Cuba Street, surganya pejalan kaki |
Wellington Cable Car |
Selain itu, di CBD juga kita bisa mendapatkan akses untuk mencoba Wellington Cable Car yang akan mengantar kita menuju Botanic Garden. Uniknya Cable Car memiliki lintasan miring, tidak datar seperti kereta pada umumnya. Meski hanya memiliki lintasan pendek, namun tak salah untuk mencoba cable car. Setidaknya view Wellington yang kita nikmati di botanic garden cukup indah.

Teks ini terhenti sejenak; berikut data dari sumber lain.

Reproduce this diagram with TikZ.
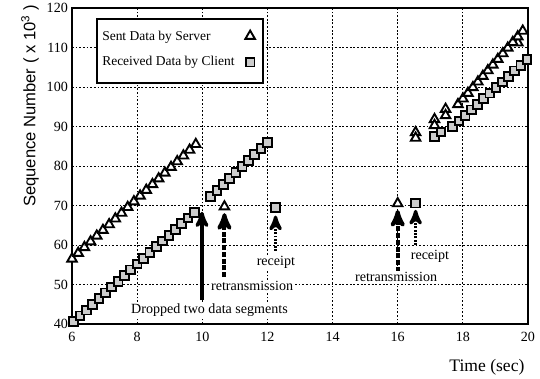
\documentclass[tikz,border=0pt]{standalone}
\usepackage{fontspec}
\setmainfont{Liberation Serif}
\setsansfont{Liberation Sans}
\usetikzlibrary{arrows,shapes.geometric}

\begin{document}
\begin{tikzpicture}[x=0.8143cm,y=0.09875cm,>=stealth',font=\fontsize{10}{12}\selectfont,
  grid/.style={line width=0.6pt,dash pattern=on 1.3pt off 1.3pt},
  sent/.style={draw,regular polygon,regular polygon sides=3,minimum size=7.8pt,inner sep=0pt,line width=1.35pt,fill=white},
  recv/.style={draw,rectangle,minimum size=6.2pt,inner sep=0pt,line width=1.35pt,fill=gray!40},
  lab/.style={fill=white,inner sep=1pt},
  solidhint/.style={->,line width=2.5pt},
  dashhint/.style={->,line width=2.8pt,dash pattern=on 3.5pt off 1.3pt},
  dothint/.style={->,line width=2.4pt,dash pattern=on 1.3pt off 1.1pt}]
 \useasboundingbox (3.789,26.08) rectangle (20.369,122.03);

 % grid and frame
 \foreach \t in {8,10,...,18} \draw[grid] (\t,40) -- (\t,120);
 \foreach \s in {50,60,...,110} \draw[grid] (6,\s) -- (20,\s);
 \draw[line width=1pt] (6,40) rectangle (20,120);

 \foreach \t in {6,8,...,20} \node (xt\t) at (\t,36.7) {\t};
 \foreach \s in {40,50,...,120} \node[anchor=east,inner sep=0pt] (yt\s) at (5.88,\s) {\s};
 \node[rotate=90,font=\sffamily\fontsize{11.8}{14}\selectfont] (ylab) at (4.71,95.2) {Sequence Number ( x 10\textsuperscript{3} )};
 \node[font=\fontsize{12.5}{14}\selectfont] (xlab) at (18.74,29.1) {Time (sec)};

 % legend
 \draw[fill=white,line width=1pt] (6.77,101) rectangle (11.86,117.2);
 \node[anchor=west,inner sep=0pt,font=\fontsize{9.6}{12}\selectfont] (keysnd) at (6.92,112.7) {Sent Data by Server};
 \node[anchor=west,inner sep=0pt,font=\fontsize{9.6}{12}\selectfont] (keyrcv) at (6.92,106.3) {Received Data by Client};
 \node[sent] (keysndmark) at (11.47,112.9) {};
 \node[recv] (keyrcvmark) at (11.47,106.3) {};

 % first burst
 \foreach \i in {0,...,20} \node[sent] (snd\i) at (6+0.19*\i,56.5+1.45*\i) {};
 \foreach \i in {0,...,19} \node[recv] (rcv\i) at (6.05+0.195*\i,40.6+1.458*\i) {};
 \foreach \i in {0,...,9} \node[recv] (rcvb\i) at (10.26+0.193*\i,72.3+1.52*\i) {};
 \node[sent] (rtx1) at (10.68,69.7) {};
 \node[recv] (ack1) at (12.25,69.5) {};

 % second burst
 \node[sent] (rtx2) at (16.0,70.5) {};
 \node[recv] (ack2) at (16.55,70.6) {};
 \foreach \t/\s [count=\i] in {16.55/88.5,16.55/87.1,17.13/91.8,17.13/90.3,17.47/94.4,17.47/92.8,19.69/111.2}
   \node[sent] (sndc\i) at (\t,\s) {};
 \foreach \i in {0,...,13} \node[sent] (sndd\i) at (17.85+0.153*\i,95.6+1.43*\i) {};
 \node[recv] (rcvc1) at (17.13,87.4) {};
 \node[recv] (rcvc2) at (17.33,88.6) {};
 \foreach \i in {0,...,12} \node[recv] (rcvd\i) at (17.69+0.19*\i,90.0+1.408*\i) {};

 % annotations
 \coordinate (dropA) at (9.99,46);
 \coordinate (dropB) at (9.99,68.4);
 \coordinate (rtxA) at (10.68,51.9);
 \coordinate (ackA) at (12.25,58.5);
 \coordinate (rtxB) at (16.0,53.2);
 \coordinate (ackB) at (16.55,60);

 \draw[solidhint] (dropA) -- (dropB);
 \draw[dashhint,shorten >=2pt] (rtxA) -- (rtx1.south);
 \draw[dothint,shorten >=2pt] (ackA) -- (ack1.south);
 \draw[dashhint,shorten >=2pt] (rtxB) -- (rtx2.south);
 \draw[dothint,shorten >=1pt] (ackB) -- (ack2.south);

 \node[lab] (droplab) at (10.22,43.5) {Dropped two data segments};
 \node[lab] (rtxlab1) at (11.53,49.6) {retransmission};
 \node[lab] (acklab1) at (12.26,55.5) {receipt};
 \node[lab] (rtxlab2) at (15.95,51.8) {retransmission};
 \node[lab] (acklab2) at (16.99,57.2) {receipt};
\end{tikzpicture}
\end{document}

Wellington dengan penduduk hampir 400 ribu orang, meninggalkan kesan sebagai ibukota negara yang lapang. Tak banyak kemacetan di kota ini. Dengan jumlah penduduk sesedikit ini serta sarana transportasi yang lumayan baik, tak salah memang Wellington diurutkan pada posisi 12 untuk kota dengan kualitas kehidupan terbaik. Sepanjang jalan, kami melihat banyak pelari serta pejalan kaki. Mungkin Wellington memang pas buat mereka yang ingin berkardio sepuasnya karena lintasan di Wellington yang berbukit layak untuk dijajal.
Setelah menghabiskan 3 hari disini, saya pun berkemas melanjutkan perjalanan saya ke pulau Selatan New Zealand. Katanya sih pulau Selatan jauh lebih bagus dari pulau utara. Bye Bye Wellington, bye bye makanan enak.